Melissa D Sheldon says
Do you happen to have the gram weight of each bun. That would help😊 thank you
Brenda says
I used a scale and followed the recipe exactly using King Arthur all purpose flour. The dough sat on the counter 5 hours and in the fridge for 10 hours. This dough is way to tacky to work with! I had to flour my countertop and hands just to be able to shape them. I also greased the parchment paper as they were so sticky. The buns did not hold their shape and expanded outward, not upward and are golden discs instead of buns. The texture and flavor of the baked bun are good. Mine only needed 15 minutes of bake time.
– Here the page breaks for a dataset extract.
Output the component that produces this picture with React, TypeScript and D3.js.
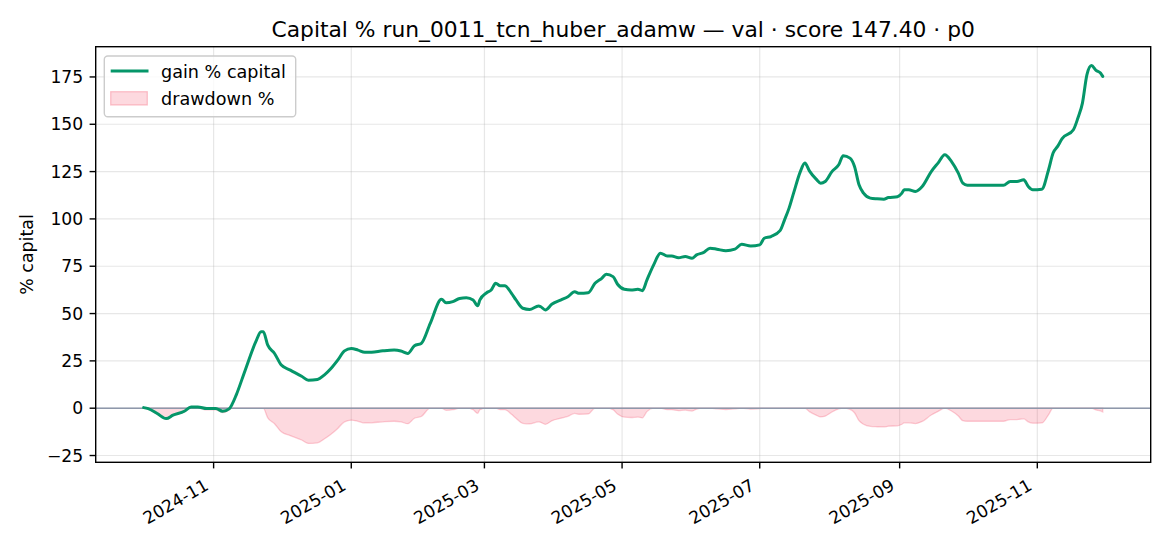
import * as d3 from "d3"
import { useLayoutEffect, useRef } from "react"

const TITLE = "Capital % run_0011_tcn_huber_adamw — val · score 147.40 · p0"

const DATES = [
  "2024-10-01", "2024-10-03", "2024-10-07", "2024-10-11", "2024-10-14", "2024-10-19",
  "2024-10-22", "2024-10-25", "2024-10-29", "2024-11-02", "2024-11-05", "2024-11-08",
  "2024-11-09", "2024-11-11", "2024-11-15", "2024-11-20", "2024-11-22", "2024-11-23",
  "2024-11-25", "2024-11-28", "2024-12-01", "2024-12-05", "2024-12-10", "2024-12-13",
  "2024-12-17", "2024-12-20", "2024-12-23", "2024-12-26", "2024-12-29", "2025-01-01",
  "2025-01-04", "2025-01-07", "2025-01-10", "2025-01-15", "2025-01-20", "2025-01-23",
  "2025-01-26", "2025-01-29", "2025-02-01", "2025-02-05", "2025-02-10", "2025-02-12",
  "2025-02-15", "2025-02-18", "2025-02-21", "2025-02-24", "2025-02-26", "2025-02-27",
  "2025-03-02", "2025-03-04", "2025-03-06", "2025-03-08", "2025-03-10", "2025-03-13",
  "2025-03-15", "2025-03-18", "2025-03-21", "2025-03-25", "2025-03-26", "2025-03-28",
  "2025-03-31", "2025-04-04", "2025-04-07", "2025-04-10", "2025-04-12", "2025-04-16",
  "2025-04-19", "2025-04-22", "2025-04-24", "2025-04-27", "2025-04-29", "2025-05-02",
  "2025-05-05", "2025-05-08", "2025-05-10", "2025-05-12", "2025-05-15", "2025-05-18",
  "2025-05-21", "2025-05-23", "2025-05-26", "2025-05-29", "2025-06-01", "2025-06-03",
  "2025-06-06", "2025-06-09", "2025-06-12", "2025-06-16", "2025-06-20", "2025-06-23",
  "2025-06-27", "2025-07-01", "2025-07-03", "2025-07-06", "2025-07-10", "2025-07-12",
  "2025-07-14", "2025-07-16", "2025-07-19", "2025-07-21", "2025-07-23", "2025-07-26",
  "2025-07-28", "2025-07-30", "2025-08-02", "2025-08-05", "2025-08-07", "2025-08-10",
  "2025-08-12", "2025-08-14", "2025-08-16", "2025-08-19", "2025-08-22", "2025-08-25",
  "2025-08-27", "2025-08-31", "2025-09-02", "2025-09-03", "2025-09-05", "2025-09-08",
  "2025-09-11", "2025-09-15", "2025-09-18", "2025-09-21", "2025-09-24", "2025-09-27",
  "2025-09-29", "2025-10-01", "2025-10-17", "2025-10-20", "2025-10-23", "2025-10-26",
  "2025-10-28", "2025-10-30", "2025-11-03", "2025-11-06", "2025-11-08", "2025-11-10",
  "2025-11-12", "2025-11-17", "2025-11-19", "2025-11-21", "2025-11-23", "2025-11-25",
  "2025-11-27", "2025-11-29", "2025-11-30",
]

const GAIN = [
  0.3, -0.2, -2.8, -5.5, -3.7, -1.6,
  0.7, 0.7, -0.2, -0.2, -1.6, -0.2,
  1.6, 6.9, 20.1, 36, 40.4, 40.4,
  33.3, 28.9, 22.8, 20.1, 16.9, 14.8,
  15.2, 17.5, 21, 25.4, 30.3, 31.6,
  30.7, 29.5, 29.6, 30.3, 30.7, 30.2,
  28.9, 33, 34.2, 44.8, 57.5, 55.7,
  56.3, 58, 58.4, 57.2, 54.1, 57.2,
  61, 62.4, 66, 64.7, 64.7, 60.7,
  57.2, 52.8, 52.2, 54, 53.6, 51.9,
  55, 57.2, 58.9, 61.5, 60.7, 61,
  66, 68.6, 70.8, 69.5, 65.5, 62.8,
  62.4, 62.8, 62.1, 67.7, 75.7, 81.9,
  80.4, 80.4, 79.5, 80.1, 79.2, 81,
  82.2, 84.5, 84, 83.2, 84, 86.6,
  85.7, 86.3, 89.8, 90.7, 93.8, 99.5,
  105.7, 113.6, 125, 129.5, 125.4, 121,
  118.9, 119.8, 125, 128.6, 133.4, 132.1,
  127.7, 118, 113.6, 111, 110.6, 110.4,
  111.3, 111.7, 113.6, 115.4, 115.4, 114.5,
  117.1, 125, 129.5, 133.9, 130.3, 124.2,
  118.9, 117.8, 117.8, 119.8, 119.8, 120.7,
  117.1, 115.4, 115.7, 126, 134.8, 138.3,
  142.4, 147.1, 153.3, 161.2, 176.2, 181,
  178.5, 177.1, 175.3,
]

const DRAWDOWN = [
  0, -0.5, -3.1, -5.8, -4.0, -1.9,
  0, 0, -0.9, -0.9, -2.3, -0.9,
  0, 0, 0, 0, 0, 0,
  -5.1, -8.2, -12.5, -14.5, -16.8, -18.6,
  -18.3, -16.3, -13.8, -10.7, -7.2, -6.3,
  -6.9, -7.8, -7.7, -7.2, -6.9, -7.2,
  -8.2, -5.3, -4.4, 0, 0, -1.1,
  -0.8, 0, 0, -0.8, -2.7, -0.8,
  0, 0, 0, -0.8, -0.8, -3.2,
  -5.3, -8.0, -8.3, -7.2, -7.5, -8.5,
  -6.6, -5.3, -4.3, -2.7, -3.2, -3.0,
  0, 0, 0, -0.8, -3.1, -4.7,
  -4.9, -4.7, -5.1, -1.8, 0, 0,
  -0.8, -0.8, -1.3, -1.0, -1.5, -0.5,
  0, 0, -0.3, -0.7, -0.3, 0,
  -0.5, -0.2, 0, 0, 0, 0,
  0, 0, 0, 0, -1.8, -3.7,
  -4.6, -4.2, -2.0, -0.4, 0, -0.6,
  -2.4, -6.6, -8.5, -9.6, -9.8, -9.9,
  -9.5, -9.3, -8.5, -7.7, -7.7, -8.1,
  -7.0, -3.6, -1.7, 0, -1.5, -4.1,
  -6.6, -6.9, -6.9, -6.0, -6.0, -5.6,
  -7.2, -7.9, -7.8, -3.4, 0, 0,
  0, 0, 0, 0, 0, 0,
  -0.9, -1.4, -2.0,
]

const Y_TICKS = [-25, 0, 25, 50, 75, 100, 125, 150, 175]
const LEGEND_LABELS = ["gain % capital", "drawdown %"]

const GREEN = "#059669"
const ROSE = "#f43f5e"
const FONT = "'DejaVu Sans', sans-serif"

const W = 1170
const H = 546

function CapitalChart() {
  const ref = useRef<SVGSVGElement>(null)

  useLayoutEffect(() => {
    if (!ref.current) return
    const svg = d3.select(ref.current)
    svg.selectAll("*").remove()

    const left = 95.7
    const right = 1150.7
    const top = 46.7
    const bottom = 462.3
    const tickFont = 17.2

    const parse = d3.timeParse("%Y-%m-%d")
    const dates = DATES.map((d) => parse(d)!)
    const t0 = +dates[0]
    const t1 = +dates[dates.length - 1]
    const pad = (t1 - t0) * 0.05
    const x = d3
      .scaleTime()
      .domain([new Date(t0 - pad), new Date(t1 + pad)])
      .range([left, right])

    const lo = d3.min(DRAWDOWN)!
    const hi = d3.max(GAIN)!
    const ypad = (hi - lo) * 0.05
    const y = d3
      .scaleLinear()
      .domain([lo - ypad, hi + ypad])
      .range([bottom, top])

    const xTicks = x.ticks(d3.timeMonth.every(2)!)
    const fmt = d3.timeFormat("%Y-%m")

    // grid
    const grid = svg.append("g").attr("stroke", "#b0b0b0").attr("stroke-opacity", 0.3).attr("stroke-width", 1.2)
    xTicks.forEach((t) => {
      grid.append("line").attr("x1", x(t)).attr("x2", x(t)).attr("y1", top).attr("y2", bottom)
    })
    Y_TICKS.forEach((v) => {
      grid.append("line").attr("x1", left).attr("x2", right).attr("y1", y(v)).attr("y2", y(v))
    })

    // drawdown fill
    const idx = d3.range(dates.length)
    const area = d3
      .area<number>()
      .x((i) => x(dates[i]))
      .y0(() => y(0))
      .y1((i) => y(DRAWDOWN[i]))
      .curve(d3.curveMonotoneX)
    svg
      .append("path")
      .attr("d", area(idx)!)
      .attr("fill", ROSE)
      .attr("fill-opacity", 0.2)
      .attr("stroke", ROSE)
      .attr("stroke-opacity", 0.25)
      .attr("stroke-width", 1.3)

    // zero line
    svg
      .append("line")
      .attr("x1", left)
      .attr("x2", right)
      .attr("y1", y(0))
      .attr("y2", y(0))
      .attr("stroke", "#8e98ab")
      .attr("stroke-width", 1.4)

    // gain line
    const line = d3
      .line<number>()
      .x((i) => x(dates[i]))
      .y((i) => y(GAIN[i]))
      .curve(d3.curveMonotoneX)
    svg
      .append("path")
      .attr("d", line(idx)!)
      .attr("fill", "none")
      .attr("stroke", GREEN)
      .attr("stroke-width", 3)
      .attr("stroke-linejoin", "round")
      .attr("stroke-linecap", "round")

    // spines
    svg
      .append("rect")
      .attr("x", left)
      .attr("y", top)
      .attr("width", right - left)
      .attr("height", bottom - top)
      .attr("fill", "none")
      .attr("stroke", "#000")
      .attr("stroke-width", 1.4)

    // y ticks
    const yAxis = svg.append("g").attr("font-family", FONT).attr("font-size", tickFont)
    Y_TICKS.forEach((v) => {
      yAxis
        .append("line")
        .attr("x1", left - 6.1)
        .attr("x2", left)
        .attr("y1", y(v))
        .attr("y2", y(v))
        .attr("stroke", "#000")
        .attr("stroke-width", 1.4)
      yAxis
        .append("text")
        .attr("x", left - 12.5)
        .attr("y", y(v))
        .attr("dy", "0.36em")
        .attr("text-anchor", "end")
        .text(v < 0 ? `\u2212${Math.abs(v)}` : String(v))
    })

    // x ticks
    const xAxis = svg.append("g").attr("font-family", FONT).attr("font-size", tickFont)
    xTicks.forEach((t) => {
      xAxis
        .append("line")
        .attr("x1", x(t))
        .attr("x2", x(t))
        .attr("y1", bottom)
        .attr("y2", bottom + 6.1)
        .attr("stroke", "#000")
        .attr("stroke-width", 1.4)
      xAxis
        .append("text")
        .attr("transform", `translate(${x(t) - 4},${bottom + 26.5}) rotate(-30)`)
        .attr("text-anchor", "end")
        .text(fmt(t))
    })

    // y label
    svg
      .append("text")
      .attr("transform", `translate(33,${(top + bottom) / 2}) rotate(-90)`)
      .attr("text-anchor", "middle")
      .attr("font-family", FONT)
      .attr("font-size", 17.4)
      .text("% capital")

    // title
    svg
      .append("text")
      .attr("x", (left + right) / 2)
      .attr("y", 36.5)
      .attr("text-anchor", "middle")
      .attr("font-family", FONT)
      .attr("font-size", 21.8)
      .text(TITLE)

    // legend
    const lg = svg.append("g").attr("font-family", FONT).attr("font-size", 17.6)
    lg.append("rect")
      .attr("x", 104.3)
      .attr("y", 56)
      .attr("width", 191.4)
      .attr("height", 60.7)
      .attr("rx", 3.5)
      .attr("fill", "#fff")
      .attr("fill-opacity", 0.8)
      .attr("stroke", "#cccccc")
      .attr("stroke-width", 1.4)
    lg.append("line")
      .attr("x1", 110.7)
      .attr("x2", 148.5)
      .attr("y1", 71)
      .attr("y2", 71)
      .attr("stroke", GREEN)
      .attr("stroke-width", 3)
    lg.append("text").attr("x", 161).attr("y", 78.3).text(LEGEND_LABELS[0])
    lg.append("rect")
      .attr("x", 110.7)
      .attr("y", 91.7)
      .attr("width", 36.6)
      .attr("height", 13.3)
      .attr("fill", ROSE)
      .attr("fill-opacity", 0.2)
      .attr("stroke", ROSE)
      .attr("stroke-opacity", 0.28)
      .attr("stroke-width", 1.3)
    lg.append("text").attr("x", 161).attr("y", 105).text(LEGEND_LABELS[1])
  }, [])

  return <svg ref={ref} width={W} height={H} style={{ display: "block", background: "#fff" }} />
}

export default function App() {
  useLayoutEffect(() => {
    document.body.style.margin = "0"
  }, [])
  return <CapitalChart />
}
If I make this again I would increase the amount of flour. I would also make this into at least 12 buns as they are quite large and I personally would omit the egg wash.
Jen says
I made these buns the other day and they were gobbled up quickly! They tasted amazing and had a really great texture. Can’t wait to make more!
Kelly says
In what world is 2 TBSP 30g of oil. Check your measurements this was so disappointing
Dana says
I made these, followed the directions to a T and they came out flat and dense 😭 is this over proved?
thediligenthomemaker says
I’m sorry to hear that! It’s likely that they were over-proofed or under-proofed.
Meg says
Mine came out too wet. I do keep a very hydrated -batter consistency starter. What can I do to make sure they come out more dough than the runny sticky batter they came out to be for me? I do utilize a scale
thediligenthomemaker says
I have had this happen when my starter is unusually wet. If it seems too sticky, just add about 1/2 cup extra all purpose flour.